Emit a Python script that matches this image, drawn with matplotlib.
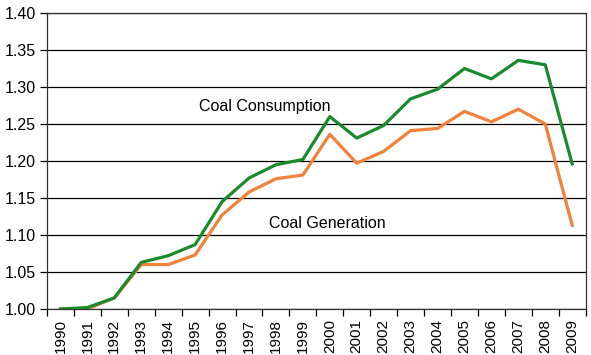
import numpy as np
import matplotlib
matplotlib.use("Agg")
import matplotlib.pyplot as plt

plt.rcParams['font.family'] = ['Liberation Sans', 'DejaVu Sans']

years = [str(y) for y in range(1990, 2010)]
consumption = [1.000, 1.002, 1.015, 1.063, 1.072, 1.087, 1.145, 1.177, 1.195, 1.202,
               1.260, 1.231, 1.248, 1.284, 1.297, 1.325, 1.311, 1.336, 1.330, 1.196]
generation = [1.000, 1.000, 1.015, 1.060, 1.060, 1.073, 1.127, 1.158, 1.176, 1.181,
              1.236, 1.197, 1.213, 1.241, 1.244, 1.267, 1.253, 1.270, 1.250, 1.113]

fig = plt.figure(figsize=(5.91, 3.55), dpi=100)
ax = fig.add_axes([0.0795, 0.1296, 0.9115, 0.8338])

x = np.arange(len(years))
ax.plot(x, generation, color='#f2813a', lw=2.3, solid_joinstyle='round', zorder=3)
ax.plot(x, consumption, color='#1b8a2c', lw=2.3, solid_joinstyle='round', zorder=4)

ax.set_xlim(-0.5, len(years) - 0.5)
ax.set_ylim(1.0, 1.4)
yt = np.arange(1.0, 1.401, 0.05)
ax.set_yticks(yt)
ax.set_yticklabels(['%.2f' % v for v in yt], fontsize=11.5)
ax.yaxis.grid(True, color='black', lw=0.9)
ax.set_axisbelow(True)

ax.set_xticks(x)
ax.set_xticklabels(years, rotation=90, fontsize=11)
ax.tick_params(axis='x', length=0, pad=7)
ax.set_xticks(np.arange(-0.5, len(years)), minor=True)
ax.tick_params(axis='x', which='minor', length=5, width=0.9, direction='out')
ax.tick_params(axis='y', length=5, width=0.9, direction='out', pad=3)

for s in ax.spines.values():
    s.set_linewidth(0.9)
    s.set_color('#333333')

ax.text(7.6, 1.274, 'Coal Consumption', fontsize=11.5, ha='center', va='center')
ax.text(9.9, 1.116, 'Coal Generation', fontsize=11.5, ha='center', va='center')

fig.savefig('out.png', dpi=100)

########

* **What the task asks**: Set the lines above down again, word for word, from the first through the one containing "s.set_color('#333333')"; pictures excluded.

* **The answer**:
Emit a Python script that matches this image, drawn with matplotlib.
import numpy as np
import matplotlib
matplotlib.use("Agg")
import matplotlib.pyplot as plt

plt.rcParams['font.family'] = ['Liberation Sans', 'DejaVu Sans']

years = [str(y) for y in range(1990, 2010)]
consumption = [1.000, 1.002, 1.015, 1.063, 1.072, 1.087, 1.145, 1.177, 1.195, 1.202,
               1.260, 1.231, 1.248, 1.284, 1.297, 1.325, 1.311, 1.336, 1.330, 1.196]
generation = [1.000, 1.000, 1.015, 1.060, 1.060, 1.073, 1.127, 1.158, 1.176, 1.181,
              1.236, 1.197, 1.213, 1.241, 1.244, 1.267, 1.253, 1.270, 1.250, 1.113]

fig = plt.figure(figsize=(5.91, 3.55), dpi=100)
ax = fig.add_axes([0.0795, 0.1296, 0.9115, 0.8338])

x = np.arange(len(years))
ax.plot(x, generation, color='#f2813a', lw=2.3, solid_joinstyle='round', zorder=3)
ax.plot(x, consumption, color='#1b8a2c', lw=2.3, solid_joinstyle='round', zorder=4)

ax.set_xlim(-0.5, len(years) - 0.5)
ax.set_ylim(1.0, 1.4)
yt = np.arange(1.0, 1.401, 0.05)
ax.set_yticks(yt)
ax.set_yticklabels(['%.2f' % v for v in yt], fontsize=11.5)
ax.yaxis.grid(True, color='black', lw=0.9)
ax.set_axisbelow(True)

ax.set_xticks(x)
ax.set_xticklabels(years, rotation=90, fontsize=11)
ax.tick_params(axis='x', length=0, pad=7)
ax.set_xticks(np.arange(-0.5, len(years)), minor=True)
ax.tick_params(axis='x', which='minor', length=5, width=0.9, direction='out')
ax.tick_params(axis='y', length=5, width=0.9, direction='out', pad=3)

for s in ax.spines.values():
    s.set_linewidth(0.9)
    s.set_color('#333333')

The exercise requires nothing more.